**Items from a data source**
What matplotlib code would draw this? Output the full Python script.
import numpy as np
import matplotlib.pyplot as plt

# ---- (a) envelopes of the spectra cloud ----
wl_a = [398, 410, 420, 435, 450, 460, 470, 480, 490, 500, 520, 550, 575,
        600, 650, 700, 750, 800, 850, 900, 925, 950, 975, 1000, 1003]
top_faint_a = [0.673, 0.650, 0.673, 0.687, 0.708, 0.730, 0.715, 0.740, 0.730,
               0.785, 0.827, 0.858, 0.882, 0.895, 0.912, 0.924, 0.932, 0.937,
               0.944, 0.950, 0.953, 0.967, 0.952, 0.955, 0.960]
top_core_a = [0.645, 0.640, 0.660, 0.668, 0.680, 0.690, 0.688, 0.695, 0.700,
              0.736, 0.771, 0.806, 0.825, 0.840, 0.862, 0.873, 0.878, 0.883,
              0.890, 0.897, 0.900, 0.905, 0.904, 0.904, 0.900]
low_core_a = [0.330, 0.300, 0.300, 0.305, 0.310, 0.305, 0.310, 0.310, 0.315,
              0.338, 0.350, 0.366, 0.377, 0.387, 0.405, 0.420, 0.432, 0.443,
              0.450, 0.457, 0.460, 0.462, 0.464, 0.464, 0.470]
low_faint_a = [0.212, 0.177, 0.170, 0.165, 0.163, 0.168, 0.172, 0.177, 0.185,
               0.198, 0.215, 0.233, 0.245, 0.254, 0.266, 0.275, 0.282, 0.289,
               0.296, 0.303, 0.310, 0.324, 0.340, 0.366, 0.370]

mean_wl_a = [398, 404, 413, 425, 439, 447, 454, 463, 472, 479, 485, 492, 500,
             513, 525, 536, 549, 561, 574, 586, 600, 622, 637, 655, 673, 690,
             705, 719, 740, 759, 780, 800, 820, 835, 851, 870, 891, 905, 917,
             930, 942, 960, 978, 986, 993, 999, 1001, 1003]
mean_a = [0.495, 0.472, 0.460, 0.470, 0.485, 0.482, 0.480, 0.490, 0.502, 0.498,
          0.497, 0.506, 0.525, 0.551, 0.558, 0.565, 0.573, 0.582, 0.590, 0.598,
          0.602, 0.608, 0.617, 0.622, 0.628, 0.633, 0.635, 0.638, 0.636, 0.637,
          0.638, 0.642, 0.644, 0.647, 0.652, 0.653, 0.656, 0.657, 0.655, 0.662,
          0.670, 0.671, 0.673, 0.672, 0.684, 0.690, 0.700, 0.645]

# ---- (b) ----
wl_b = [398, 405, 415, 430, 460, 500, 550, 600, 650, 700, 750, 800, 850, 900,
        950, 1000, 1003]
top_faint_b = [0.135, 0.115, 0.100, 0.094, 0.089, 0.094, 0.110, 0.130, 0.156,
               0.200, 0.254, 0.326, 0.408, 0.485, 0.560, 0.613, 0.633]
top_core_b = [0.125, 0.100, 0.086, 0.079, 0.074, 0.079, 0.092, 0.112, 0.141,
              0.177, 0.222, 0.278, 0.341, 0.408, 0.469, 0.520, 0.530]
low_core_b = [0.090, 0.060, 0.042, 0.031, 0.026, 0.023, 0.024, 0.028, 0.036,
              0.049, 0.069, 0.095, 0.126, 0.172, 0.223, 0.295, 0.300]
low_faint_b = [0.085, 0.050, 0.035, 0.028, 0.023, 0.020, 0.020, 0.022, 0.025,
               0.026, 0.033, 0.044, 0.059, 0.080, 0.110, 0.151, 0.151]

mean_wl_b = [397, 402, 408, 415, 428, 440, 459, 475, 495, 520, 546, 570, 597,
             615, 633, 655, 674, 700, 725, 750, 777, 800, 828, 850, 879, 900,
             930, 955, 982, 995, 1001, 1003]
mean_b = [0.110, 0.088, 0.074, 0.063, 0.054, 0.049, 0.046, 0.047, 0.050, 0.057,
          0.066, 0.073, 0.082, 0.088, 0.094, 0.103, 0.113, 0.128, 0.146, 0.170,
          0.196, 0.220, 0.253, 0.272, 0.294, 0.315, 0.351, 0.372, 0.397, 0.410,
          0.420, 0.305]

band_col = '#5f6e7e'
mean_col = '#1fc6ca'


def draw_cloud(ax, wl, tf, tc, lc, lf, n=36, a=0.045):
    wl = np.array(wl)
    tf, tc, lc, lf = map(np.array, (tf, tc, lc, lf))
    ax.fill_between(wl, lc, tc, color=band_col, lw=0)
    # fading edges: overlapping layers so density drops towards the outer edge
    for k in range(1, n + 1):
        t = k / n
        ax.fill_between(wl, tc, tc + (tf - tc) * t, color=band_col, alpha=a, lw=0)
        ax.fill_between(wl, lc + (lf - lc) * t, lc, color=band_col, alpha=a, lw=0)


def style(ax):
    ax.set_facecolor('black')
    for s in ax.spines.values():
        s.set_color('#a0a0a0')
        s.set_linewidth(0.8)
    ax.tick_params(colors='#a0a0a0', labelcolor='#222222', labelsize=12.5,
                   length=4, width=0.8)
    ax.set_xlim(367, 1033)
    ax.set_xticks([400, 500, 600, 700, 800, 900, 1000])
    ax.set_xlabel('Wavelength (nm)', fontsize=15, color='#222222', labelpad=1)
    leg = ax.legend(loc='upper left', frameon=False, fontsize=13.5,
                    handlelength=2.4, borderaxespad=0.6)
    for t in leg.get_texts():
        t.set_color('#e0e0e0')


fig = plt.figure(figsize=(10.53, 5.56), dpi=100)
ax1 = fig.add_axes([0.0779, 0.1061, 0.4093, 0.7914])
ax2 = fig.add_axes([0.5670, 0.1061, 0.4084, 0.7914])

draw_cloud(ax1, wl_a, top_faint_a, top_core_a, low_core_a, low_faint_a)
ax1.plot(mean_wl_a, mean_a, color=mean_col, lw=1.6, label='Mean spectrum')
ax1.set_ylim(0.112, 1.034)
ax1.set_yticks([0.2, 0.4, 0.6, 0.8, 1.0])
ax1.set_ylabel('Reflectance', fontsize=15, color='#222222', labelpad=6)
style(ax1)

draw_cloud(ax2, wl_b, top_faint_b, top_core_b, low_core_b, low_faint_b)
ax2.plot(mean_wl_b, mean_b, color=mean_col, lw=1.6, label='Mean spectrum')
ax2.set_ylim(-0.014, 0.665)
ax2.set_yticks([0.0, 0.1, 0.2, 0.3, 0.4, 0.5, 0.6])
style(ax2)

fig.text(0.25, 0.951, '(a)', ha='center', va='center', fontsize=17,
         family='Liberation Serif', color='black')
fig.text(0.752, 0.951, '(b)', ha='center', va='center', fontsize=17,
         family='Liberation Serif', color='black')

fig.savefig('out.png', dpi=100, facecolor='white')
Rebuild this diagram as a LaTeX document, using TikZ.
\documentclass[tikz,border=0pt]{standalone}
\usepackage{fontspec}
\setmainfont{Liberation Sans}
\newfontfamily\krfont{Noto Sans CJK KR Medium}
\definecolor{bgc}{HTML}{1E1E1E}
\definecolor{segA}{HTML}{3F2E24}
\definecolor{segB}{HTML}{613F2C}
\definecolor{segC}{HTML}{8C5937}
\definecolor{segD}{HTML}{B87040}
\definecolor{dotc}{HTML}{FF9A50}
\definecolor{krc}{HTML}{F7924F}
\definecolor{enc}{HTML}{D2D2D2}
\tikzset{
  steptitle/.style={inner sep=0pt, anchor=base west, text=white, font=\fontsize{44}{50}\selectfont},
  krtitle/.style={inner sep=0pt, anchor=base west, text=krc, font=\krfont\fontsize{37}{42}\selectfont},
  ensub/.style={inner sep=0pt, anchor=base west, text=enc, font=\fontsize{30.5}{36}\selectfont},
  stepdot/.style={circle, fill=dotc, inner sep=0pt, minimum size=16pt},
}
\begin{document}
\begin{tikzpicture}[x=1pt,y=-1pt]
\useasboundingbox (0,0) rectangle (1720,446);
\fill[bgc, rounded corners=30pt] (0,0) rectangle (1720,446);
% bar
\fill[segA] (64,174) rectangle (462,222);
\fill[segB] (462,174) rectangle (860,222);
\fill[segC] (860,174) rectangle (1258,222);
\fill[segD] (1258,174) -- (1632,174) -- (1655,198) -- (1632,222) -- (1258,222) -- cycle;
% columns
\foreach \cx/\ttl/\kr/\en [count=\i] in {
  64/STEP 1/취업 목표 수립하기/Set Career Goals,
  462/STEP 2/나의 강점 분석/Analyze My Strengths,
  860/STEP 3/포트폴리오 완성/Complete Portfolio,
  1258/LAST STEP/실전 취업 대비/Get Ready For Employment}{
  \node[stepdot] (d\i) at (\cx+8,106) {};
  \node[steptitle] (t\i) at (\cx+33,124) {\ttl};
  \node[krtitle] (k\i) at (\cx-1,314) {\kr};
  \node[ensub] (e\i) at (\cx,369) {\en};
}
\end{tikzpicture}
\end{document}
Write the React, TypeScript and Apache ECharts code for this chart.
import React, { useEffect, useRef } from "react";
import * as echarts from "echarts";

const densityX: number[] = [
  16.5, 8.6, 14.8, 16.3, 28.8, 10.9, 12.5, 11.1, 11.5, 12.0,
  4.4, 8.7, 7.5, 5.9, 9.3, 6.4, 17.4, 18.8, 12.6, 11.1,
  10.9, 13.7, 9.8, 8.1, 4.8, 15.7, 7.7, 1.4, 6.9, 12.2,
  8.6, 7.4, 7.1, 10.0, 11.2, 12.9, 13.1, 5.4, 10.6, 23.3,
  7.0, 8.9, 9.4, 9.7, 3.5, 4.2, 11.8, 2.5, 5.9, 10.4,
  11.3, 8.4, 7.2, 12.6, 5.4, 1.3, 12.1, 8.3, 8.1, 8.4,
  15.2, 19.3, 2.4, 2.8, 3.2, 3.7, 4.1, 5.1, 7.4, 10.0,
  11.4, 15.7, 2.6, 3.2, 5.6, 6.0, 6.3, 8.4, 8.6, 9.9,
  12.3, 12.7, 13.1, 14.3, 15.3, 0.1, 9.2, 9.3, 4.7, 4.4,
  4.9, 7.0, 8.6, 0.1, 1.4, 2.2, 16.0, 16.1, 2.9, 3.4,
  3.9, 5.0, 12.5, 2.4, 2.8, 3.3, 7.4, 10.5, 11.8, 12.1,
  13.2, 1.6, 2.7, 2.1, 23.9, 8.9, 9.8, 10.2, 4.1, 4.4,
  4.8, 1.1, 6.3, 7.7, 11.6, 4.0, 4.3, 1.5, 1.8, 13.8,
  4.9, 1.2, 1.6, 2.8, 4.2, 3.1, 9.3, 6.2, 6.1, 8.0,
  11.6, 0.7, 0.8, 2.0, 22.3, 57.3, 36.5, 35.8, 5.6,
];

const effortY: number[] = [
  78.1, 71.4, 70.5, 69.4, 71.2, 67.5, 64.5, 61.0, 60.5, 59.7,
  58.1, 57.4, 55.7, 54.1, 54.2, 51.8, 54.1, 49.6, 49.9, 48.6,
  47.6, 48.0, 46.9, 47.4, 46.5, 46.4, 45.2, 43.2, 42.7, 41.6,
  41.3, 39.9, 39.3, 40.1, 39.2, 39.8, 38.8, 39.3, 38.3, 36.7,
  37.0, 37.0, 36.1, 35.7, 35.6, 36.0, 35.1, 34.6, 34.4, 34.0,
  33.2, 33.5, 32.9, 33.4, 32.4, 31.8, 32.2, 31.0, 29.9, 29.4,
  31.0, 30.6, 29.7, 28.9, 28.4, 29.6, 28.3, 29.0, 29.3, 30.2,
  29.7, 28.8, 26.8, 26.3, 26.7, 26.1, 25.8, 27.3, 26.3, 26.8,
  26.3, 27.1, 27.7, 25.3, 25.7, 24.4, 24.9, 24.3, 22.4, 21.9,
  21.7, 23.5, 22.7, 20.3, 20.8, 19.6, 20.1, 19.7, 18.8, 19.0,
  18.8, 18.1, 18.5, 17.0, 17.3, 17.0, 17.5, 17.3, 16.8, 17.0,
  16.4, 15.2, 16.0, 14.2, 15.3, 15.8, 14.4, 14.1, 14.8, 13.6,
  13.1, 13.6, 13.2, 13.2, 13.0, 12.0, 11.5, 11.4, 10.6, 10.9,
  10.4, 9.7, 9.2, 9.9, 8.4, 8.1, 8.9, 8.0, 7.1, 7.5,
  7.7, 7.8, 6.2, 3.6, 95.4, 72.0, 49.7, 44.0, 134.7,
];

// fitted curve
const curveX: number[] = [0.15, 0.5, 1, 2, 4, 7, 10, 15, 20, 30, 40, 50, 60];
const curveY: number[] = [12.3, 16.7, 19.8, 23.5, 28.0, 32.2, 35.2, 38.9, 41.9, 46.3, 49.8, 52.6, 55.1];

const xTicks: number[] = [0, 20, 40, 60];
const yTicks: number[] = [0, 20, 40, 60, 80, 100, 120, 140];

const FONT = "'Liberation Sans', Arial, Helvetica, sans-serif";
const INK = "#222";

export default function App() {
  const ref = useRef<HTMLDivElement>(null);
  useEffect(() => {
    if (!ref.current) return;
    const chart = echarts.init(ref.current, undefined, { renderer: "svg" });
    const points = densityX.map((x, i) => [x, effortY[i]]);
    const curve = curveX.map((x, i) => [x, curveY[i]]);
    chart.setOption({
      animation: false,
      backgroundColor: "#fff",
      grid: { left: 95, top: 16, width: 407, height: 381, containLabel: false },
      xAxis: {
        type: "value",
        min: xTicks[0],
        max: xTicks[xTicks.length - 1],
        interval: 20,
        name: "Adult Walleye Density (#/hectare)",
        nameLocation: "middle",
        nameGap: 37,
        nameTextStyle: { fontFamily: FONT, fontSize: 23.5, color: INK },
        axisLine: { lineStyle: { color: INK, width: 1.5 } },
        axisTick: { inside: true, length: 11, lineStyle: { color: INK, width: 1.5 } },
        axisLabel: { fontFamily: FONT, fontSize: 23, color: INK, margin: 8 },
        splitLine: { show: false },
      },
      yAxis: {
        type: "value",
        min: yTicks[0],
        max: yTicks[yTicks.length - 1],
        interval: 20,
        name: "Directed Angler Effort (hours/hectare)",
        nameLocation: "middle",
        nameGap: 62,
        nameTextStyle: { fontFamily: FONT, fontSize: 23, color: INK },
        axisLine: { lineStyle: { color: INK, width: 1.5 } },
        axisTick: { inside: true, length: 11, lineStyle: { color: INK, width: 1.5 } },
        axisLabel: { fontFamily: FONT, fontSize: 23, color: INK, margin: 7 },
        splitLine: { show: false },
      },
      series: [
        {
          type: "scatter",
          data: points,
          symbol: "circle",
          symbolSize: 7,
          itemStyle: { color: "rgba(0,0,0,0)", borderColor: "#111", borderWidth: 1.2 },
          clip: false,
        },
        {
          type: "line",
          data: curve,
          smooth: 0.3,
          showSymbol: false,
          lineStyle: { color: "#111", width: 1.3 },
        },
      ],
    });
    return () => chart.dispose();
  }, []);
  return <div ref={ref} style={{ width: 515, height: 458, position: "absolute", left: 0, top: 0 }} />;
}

**Your goal**
Starting with the first line of the records, repeat every line up to and including the one containing "0.296, 0.303, 0.310, 0.324, 0.340, 0.366, 0.370]", and nothing else.

**Written response**
What matplotlib code would draw this? Output the full Python script.
import numpy as np
import matplotlib.pyplot as plt

# ---- (a) envelopes of the spectra cloud ----
wl_a = [398, 410, 420, 435, 450, 460, 470, 480, 490, 500, 520, 550, 575,
        600, 650, 700, 750, 800, 850, 900, 925, 950, 975, 1000, 1003]
top_faint_a = [0.673, 0.650, 0.673, 0.687, 0.708, 0.730, 0.715, 0.740, 0.730,
               0.785, 0.827, 0.858, 0.882, 0.895, 0.912, 0.924, 0.932, 0.937,
               0.944, 0.950, 0.953, 0.967, 0.952, 0.955, 0.960]
top_core_a = [0.645, 0.640, 0.660, 0.668, 0.680, 0.690, 0.688, 0.695, 0.700,
              0.736, 0.771, 0.806, 0.825, 0.840, 0.862, 0.873, 0.878, 0.883,
              0.890, 0.897, 0.900, 0.905, 0.904, 0.904, 0.900]
low_core_a = [0.330, 0.300, 0.300, 0.305, 0.310, 0.305, 0.310, 0.310, 0.315,
              0.338, 0.350, 0.366, 0.377, 0.387, 0.405, 0.420, 0.432, 0.443,
              0.450, 0.457, 0.460, 0.462, 0.464, 0.464, 0.470]
low_faint_a = [0.212, 0.177, 0.170, 0.165, 0.163, 0.168, 0.172, 0.177, 0.185,
               0.198, 0.215, 0.233, 0.245, 0.254, 0.266, 0.275, 0.282, 0.289,
               0.296, 0.303, 0.310, 0.324, 0.340, 0.366, 0.370]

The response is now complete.